The book also includes several “quiz” plates, featuring multiple looks at raptors in different circumstances often encountered by enthusiasts and photographers in the field.  These include themes such as Prairie Raptors, Buteos of the Midwest Prairie, Soaring Widespread Common Raptors, Hovering Raptors, Raptor Topsides, Southeastern Raptors, Raptors of the South, Raptors Going Away, Raptors in Black & White (to emphasize structure and simulate bad lighting conditions), Sunrise on the East Coast (raptors washed in warm light), and Into the Sun (backlit raptors.)  These plates have numbered birds without ID labels, with discussion points and the answers given in the back.  In short, the book represents a master course on raptor ID and should be in the arsenal of any serious birder in the US, especially those with a fondness for birds of prey.  Copies at hawk watches are bound to be dog-eared and broken-spined through loving use by the end of the season, as it offers fantastic comparison photos of any given species of any age or color morph from about any angle and in many types of lighting (just like one encounters in the field!)
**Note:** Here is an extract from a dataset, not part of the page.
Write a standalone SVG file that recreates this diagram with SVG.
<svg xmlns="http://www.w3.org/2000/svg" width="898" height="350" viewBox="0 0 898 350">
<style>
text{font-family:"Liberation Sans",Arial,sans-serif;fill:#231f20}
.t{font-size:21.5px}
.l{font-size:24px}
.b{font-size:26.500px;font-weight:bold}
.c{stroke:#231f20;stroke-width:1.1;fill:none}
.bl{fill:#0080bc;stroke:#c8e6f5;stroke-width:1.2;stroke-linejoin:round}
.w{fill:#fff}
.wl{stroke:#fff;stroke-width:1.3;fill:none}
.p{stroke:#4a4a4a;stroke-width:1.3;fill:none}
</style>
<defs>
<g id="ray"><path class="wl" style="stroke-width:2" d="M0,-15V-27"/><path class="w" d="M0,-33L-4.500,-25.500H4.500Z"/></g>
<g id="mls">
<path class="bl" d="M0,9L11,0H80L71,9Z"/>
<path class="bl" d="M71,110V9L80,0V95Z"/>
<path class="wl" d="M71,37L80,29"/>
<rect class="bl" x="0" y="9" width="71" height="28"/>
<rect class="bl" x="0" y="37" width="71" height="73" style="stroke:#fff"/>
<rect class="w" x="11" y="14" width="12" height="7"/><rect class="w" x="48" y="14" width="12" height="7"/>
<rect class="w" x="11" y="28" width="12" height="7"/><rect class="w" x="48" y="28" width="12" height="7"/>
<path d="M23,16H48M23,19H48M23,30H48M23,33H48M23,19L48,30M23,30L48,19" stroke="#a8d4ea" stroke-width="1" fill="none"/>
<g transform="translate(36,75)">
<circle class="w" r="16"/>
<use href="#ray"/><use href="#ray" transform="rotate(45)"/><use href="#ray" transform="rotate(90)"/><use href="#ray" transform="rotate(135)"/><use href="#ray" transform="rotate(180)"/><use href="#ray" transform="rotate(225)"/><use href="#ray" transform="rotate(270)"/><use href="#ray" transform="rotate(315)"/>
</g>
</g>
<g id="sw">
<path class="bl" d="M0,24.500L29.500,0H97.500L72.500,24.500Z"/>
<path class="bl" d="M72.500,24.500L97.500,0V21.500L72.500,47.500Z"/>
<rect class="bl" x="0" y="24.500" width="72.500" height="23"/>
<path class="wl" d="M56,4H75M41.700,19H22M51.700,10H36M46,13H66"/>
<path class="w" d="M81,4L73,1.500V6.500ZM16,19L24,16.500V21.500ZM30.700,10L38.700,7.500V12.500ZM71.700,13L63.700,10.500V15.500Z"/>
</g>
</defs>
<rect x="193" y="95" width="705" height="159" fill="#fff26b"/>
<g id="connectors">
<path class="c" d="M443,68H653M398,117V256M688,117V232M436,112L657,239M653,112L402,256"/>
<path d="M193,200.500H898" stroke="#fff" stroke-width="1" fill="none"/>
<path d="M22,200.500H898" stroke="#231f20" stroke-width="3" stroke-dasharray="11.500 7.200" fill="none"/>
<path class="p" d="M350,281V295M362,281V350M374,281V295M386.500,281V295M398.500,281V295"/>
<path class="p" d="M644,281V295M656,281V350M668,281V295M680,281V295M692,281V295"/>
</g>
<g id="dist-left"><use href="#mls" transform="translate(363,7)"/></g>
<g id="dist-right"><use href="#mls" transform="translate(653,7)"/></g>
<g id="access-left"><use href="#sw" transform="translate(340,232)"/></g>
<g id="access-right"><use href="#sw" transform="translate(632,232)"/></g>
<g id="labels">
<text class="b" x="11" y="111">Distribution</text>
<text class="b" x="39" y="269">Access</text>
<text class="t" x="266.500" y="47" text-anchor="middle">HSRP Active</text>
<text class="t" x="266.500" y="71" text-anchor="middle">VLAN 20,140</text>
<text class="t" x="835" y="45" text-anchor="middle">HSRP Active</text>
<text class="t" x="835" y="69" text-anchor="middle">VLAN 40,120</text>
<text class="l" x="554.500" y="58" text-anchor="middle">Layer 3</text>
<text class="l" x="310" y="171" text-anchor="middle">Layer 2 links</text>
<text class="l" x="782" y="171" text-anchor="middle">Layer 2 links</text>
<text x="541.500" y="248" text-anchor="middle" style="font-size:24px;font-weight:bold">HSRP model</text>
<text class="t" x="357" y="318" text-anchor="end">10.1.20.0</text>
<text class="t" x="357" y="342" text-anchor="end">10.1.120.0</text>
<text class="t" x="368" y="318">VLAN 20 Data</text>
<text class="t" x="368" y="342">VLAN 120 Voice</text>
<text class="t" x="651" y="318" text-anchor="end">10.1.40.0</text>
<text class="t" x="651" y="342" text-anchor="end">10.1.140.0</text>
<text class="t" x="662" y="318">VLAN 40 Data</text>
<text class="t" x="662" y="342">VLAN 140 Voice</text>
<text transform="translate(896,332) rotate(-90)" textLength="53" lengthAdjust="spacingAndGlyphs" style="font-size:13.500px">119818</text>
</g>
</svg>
So my role in this blog tour is to connect bird photography and the book.  What I’ll say here is that the guide (along with Crossley’s ID Guide to Eastern Birds and upcoming UK and Western editions) show that bird pics can be useful even if they are distant, taken in tough light, etc.  I know there is debate about teaching new birders traditional field skills and critical observation techniques vs. just snapping away at everything and figuring out what’s on the card later.  I appreciate the tension between these extremes but I honestly think that the two approaches aren’t mutually exclusive.

I know that I have personally learned a lot by analyzing the myriad of bird photos I’ve taken just as the countless thousands of hours of keenly listening to birds and staring through my bins and scope have improved my ID skills.  When the opportunity presents itself my advice is take pics and look critically at birds, then compare notes when you get home of what you thought you saw vs. what you find in your pics. When it comes to raptors, there is often time to both hoist bins and snap a few pics of a circling bird.  Even if it is just a private guess to yourself, stick a name on the bird in the field and then at home see what the pics indicate and note anything you may have missed on the live bird.

Anyway, as a wrap-up event for the blog tour, Richard Crossley and Brian Sullivan will host a live online Raptor ID Happy Hour from 6 to 7pm EDT.  Click on over to this Shindig link to RSVP!  There’s also a generous sweepstakes with some sweet prizes on offer- link here to enter (& make sure to do so by Friday when the contest ends…)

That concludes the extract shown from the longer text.